Exercise description
Write out the material again word for word, dropping any images it holds.

============================================================

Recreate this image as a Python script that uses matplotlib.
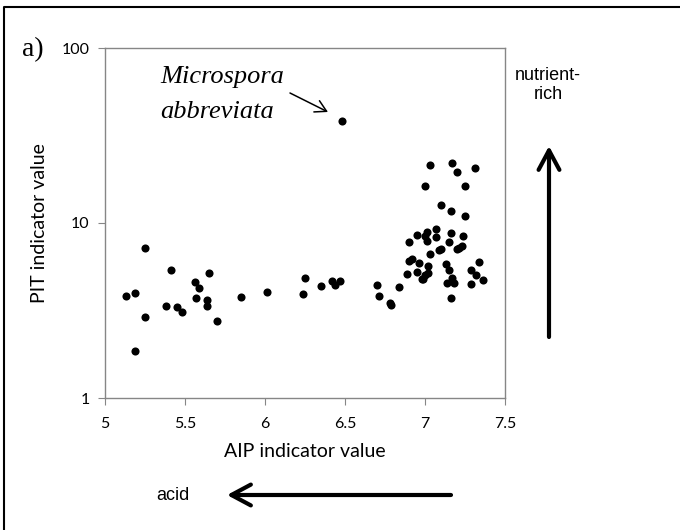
import matplotlib
matplotlib.use("Agg")
import matplotlib.pyplot as plt
from matplotlib.patches import FancyArrowPatch
from matplotlib.lines import Line2D

# AIP (x) and PIT (y) indicator values
aip = [5.13, 5.19, 5.19, 5.25, 5.25, 5.38, 5.41, 5.45, 5.48, 5.56,
       5.57, 5.59, 5.64, 5.64, 5.65, 5.70, 5.85, 6.01, 6.24, 6.25,
       6.35, 6.42, 6.44, 6.47, 6.48, 6.70, 6.71, 6.78, 6.79, 6.84,
       6.89, 6.90, 6.90, 6.92, 6.95, 6.95, 6.96, 6.98, 6.99, 7.00,
       7.00, 7.00, 7.01, 7.01, 7.02, 7.02, 7.03, 7.03, 7.07, 7.07,
       7.09, 7.10, 7.10, 7.13, 7.14, 7.15, 7.15, 7.16, 7.16, 7.16,
       7.17, 7.17, 7.18, 7.20, 7.20, 7.21, 7.23, 7.24, 7.25, 7.25,
       7.29, 7.29, 7.31, 7.32, 7.34, 7.36]
pit = [3.81, 4.00, 1.86, 7.20, 2.90, 3.35, 5.37, 3.32, 3.09, 4.58,
       3.73, 4.27, 3.63, 3.37, 5.18, 2.74, 3.79, 4.02, 3.91, 4.85,
       4.38, 4.68, 4.40, 4.64, 38.4, 4.42, 3.83, 3.47, 3.40, 4.33,
       5.11, 7.82, 6.07, 6.25, 8.58, 5.23, 5.93, 4.80, 4.80, 8.40,
       5.05, 16.3, 8.90, 7.86, 5.68, 5.18, 21.5, 6.65, 9.20, 8.28,
       6.97, 7.10, 12.7, 5.83, 4.54, 7.79, 5.39, 11.7, 8.73, 3.73,
       21.9, 4.87, 4.56, 19.5, 7.10, 7.20, 7.42, 8.40, 16.3, 11.0,
       5.37, 4.46, 20.6, 5.03, 5.96, 4.70]

x_ticks = [5, 5.5, 6, 6.5, 7, 7.5]
x_tick_labels = ['5', '5.5', '6', '6.5', '7', '7.5']
y_ticks = [1, 10, 100]
y_tick_labels = ['1', '10', '100']

W, H = 680, 530
fig = plt.figure(figsize=(6.8, 5.3), dpi=100)
ax = fig.add_axes([105 / W, 1 - 398 / H, 400 / W, 350 / H])

ax.scatter(aip, pit, s=34, color='black', zorder=3, linewidths=0)
ax.set_yscale('log')
ax.set_xlim(5, 7.5)
ax.set_ylim(1, 100)
ax.set_xticks(x_ticks)
ax.set_xticklabels(x_tick_labels)
ax.set_yticks(y_ticks)
ax.set_yticklabels(y_tick_labels)
ax.minorticks_off()

gray = '#868686'
for s in ax.spines.values():
    s.set_color(gray)
    s.set_linewidth(1.0)
ax.tick_params(direction='out', length=5, color=gray, labelsize=11.5,
               pad=6)
ax.tick_params(axis='x', pad=9)
for lab in ax.get_xticklabels() + ax.get_yticklabels():
    lab.set_family('Lato')

ax.set_xlabel('AIP indicator value', family='Lato', fontsize=14, labelpad=8)
ax.set_ylabel('PIT indicator value', family='Lato', fontsize=14, labelpad=10)


def fx(px):
    return px / W


def fy(py):
    return 1 - py / H


# outer frame (only top and left edges show in the crop)
fig.lines.append(Line2D([fx(4), fx(4), fx(680)], [fy(530), fy(7), fy(7)],
                        transform=fig.transFigure, color='black', lw=1.5))

fig.text(fx(33), fy(50), 'a)', family='Liberation Serif', fontsize=20,
         ha='center', va='center')
fig.text(fx(160), fy(83), 'Microspora', family='Liberation Serif',
         style='italic', fontsize=19, ha='left', va='baseline')
fig.text(fx(160), fy(118), 'abbreviata', family='Liberation Serif',
         style='italic', fontsize=19, ha='left', va='baseline')
fig.patches.append(FancyArrowPatch(
    (fx(290), fy(93)), (fx(328), fy(112)), transform=fig.transFigure,
    arrowstyle='->,head_length=0.8,head_width=0.45', mutation_scale=10,
    lw=1.1, color='black', shrinkA=0, shrinkB=0))

fig.text(fx(548), fy(80), 'nutrient-', family='Liberation Sans',
         fontsize=13, ha='center', va='baseline')
fig.text(fx(548), fy(99), 'rich', family='Liberation Sans',
         fontsize=13, ha='center', va='baseline')
fig.patches.append(FancyArrowPatch(
    (fx(549), fy(337)), (fx(549), fy(146)), transform=fig.transFigure,
    arrowstyle='->,head_length=1.4,head_width=0.75', mutation_scale=10,
    lw=3, color='black', shrinkA=0, shrinkB=0))

fig.text(fx(173), fy(496), 'acid', family='Liberation Sans',
         fontsize=13, ha='center', va='center')
fig.patches.append(FancyArrowPatch(
    (fx(451), fy(495)), (fx(227), fy(495)), transform=fig.transFigure,
    arrowstyle='->,head_length=1.4,head_width=0.75', mutation_scale=10,
    lw=3, color='black', shrinkA=0, shrinkB=0))

fig.savefig('out.png', dpi=100)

============================================================

Answer below
Recreate this image as a Python script that uses matplotlib.
import matplotlib
matplotlib.use("Agg")
import matplotlib.pyplot as plt
from matplotlib.patches import FancyArrowPatch
from matplotlib.lines import Line2D

# AIP (x) and PIT (y) indicator values
aip = [5.13, 5.19, 5.19, 5.25, 5.25, 5.38, 5.41, 5.45, 5.48, 5.56,
       5.57, 5.59, 5.64, 5.64, 5.65, 5.70, 5.85, 6.01, 6.24, 6.25,
       6.35, 6.42, 6.44, 6.47, 6.48, 6.70, 6.71, 6.78, 6.79, 6.84,
       6.89, 6.90, 6.90, 6.92, 6.95, 6.95, 6.96, 6.98, 6.99, 7.00,
       7.00, 7.00, 7.01, 7.01, 7.02, 7.02, 7.03, 7.03, 7.07, 7.07,
       7.09, 7.10, 7.10, 7.13, 7.14, 7.15, 7.15, 7.16, 7.16, 7.16,
       7.17, 7.17, 7.18, 7.20, 7.20, 7.21, 7.23, 7.24, 7.25, 7.25,
       7.29, 7.29, 7.31, 7.32, 7.34, 7.36]
pit = [3.81, 4.00, 1.86, 7.20, 2.90, 3.35, 5.37, 3.32, 3.09, 4.58,
       3.73, 4.27, 3.63, 3.37, 5.18, 2.74, 3.79, 4.02, 3.91, 4.85,
       4.38, 4.68, 4.40, 4.64, 38.4, 4.42, 3.83, 3.47, 3.40, 4.33,
       5.11, 7.82, 6.07, 6.25, 8.58, 5.23, 5.93, 4.80, 4.80, 8.40,
       5.05, 16.3, 8.90, 7.86, 5.68, 5.18, 21.5, 6.65, 9.20, 8.28,
       6.97, 7.10, 12.7, 5.83, 4.54, 7.79, 5.39, 11.7, 8.73, 3.73,
       21.9, 4.87, 4.56, 19.5, 7.10, 7.20, 7.42, 8.40, 16.3, 11.0,
       5.37, 4.46, 20.6, 5.03, 5.96, 4.70]

x_ticks = [5, 5.5, 6, 6.5, 7, 7.5]
x_tick_labels = ['5', '5.5', '6', '6.5', '7', '7.5']
y_ticks = [1, 10, 100]
y_tick_labels = ['1', '10', '100']

W, H = 680, 530
fig = plt.figure(figsize=(6.8, 5.3), dpi=100)
ax = fig.add_axes([105 / W, 1 - 398 / H, 400 / W, 350 / H])

ax.scatter(aip, pit, s=34, color='black', zorder=3, linewidths=0)
ax.set_yscale('log')
ax.set_xlim(5, 7.5)
ax.set_ylim(1, 100)
ax.set_xticks(x_ticks)
ax.set_xticklabels(x_tick_labels)
ax.set_yticks(y_ticks)
ax.set_yticklabels(y_tick_labels)
ax.minorticks_off()

gray = '#868686'
for s in ax.spines.values():
    s.set_color(gray)
    s.set_linewidth(1.0)
ax.tick_params(direction='out', length=5, color=gray, labelsize=11.5,
               pad=6)
ax.tick_params(axis='x', pad=9)
for lab in ax.get_xticklabels() + ax.get_yticklabels():
    lab.set_family('Lato')

ax.set_xlabel('AIP indicator value', family='Lato', fontsize=14, labelpad=8)
ax.set_ylabel('PIT indicator value', family='Lato', fontsize=14, labelpad=10)


def fx(px):
    return px / W


def fy(py):
    return 1 - py / H


# outer frame (only top and left edges show in the crop)
fig.lines.append(Line2D([fx(4), fx(4), fx(680)], [fy(530), fy(7), fy(7)],
                        transform=fig.transFigure, color='black', lw=1.5))

fig.text(fx(33), fy(50), 'a)', family='Liberation Serif', fontsize=20,
         ha='center', va='center')
fig.text(fx(160), fy(83), 'Microspora', family='Liberation Serif',
         style='italic', fontsize=19, ha='left', va='baseline')
fig.text(fx(160), fy(118), 'abbreviata', family='Liberation Serif',
         style='italic', fontsize=19, ha='left', va='baseline')
fig.patches.append(FancyArrowPatch(
    (fx(290), fy(93)), (fx(328), fy(112)), transform=fig.transFigure,
    arrowstyle='->,head_length=0.8,head_width=0.45', mutation_scale=10,
    lw=1.1, color='black', shrinkA=0, shrinkB=0))

fig.text(fx(548), fy(80), 'nutrient-', family='Liberation Sans',
         fontsize=13, ha='center', va='baseline')
fig.text(fx(548), fy(99), 'rich', family='Liberation Sans',
         fontsize=13, ha='center', va='baseline')
fig.patches.append(FancyArrowPatch(
    (fx(549), fy(337)), (fx(549), fy(146)), transform=fig.transFigure,
    arrowstyle='->,head_length=1.4,head_width=0.75', mutation_scale=10,
    lw=3, color='black', shrinkA=0, shrinkB=0))

fig.text(fx(173), fy(496), 'acid', family='Liberation Sans',
         fontsize=13, ha='center', va='center')
fig.patches.append(FancyArrowPatch(
    (fx(451), fy(495)), (fx(227), fy(495)), transform=fig.transFigure,
    arrowstyle='->,head_length=1.4,head_width=0.75', mutation_scale=10,
    lw=3, color='black', shrinkA=0, shrinkB=0))

fig.savefig('out.png', dpi=100)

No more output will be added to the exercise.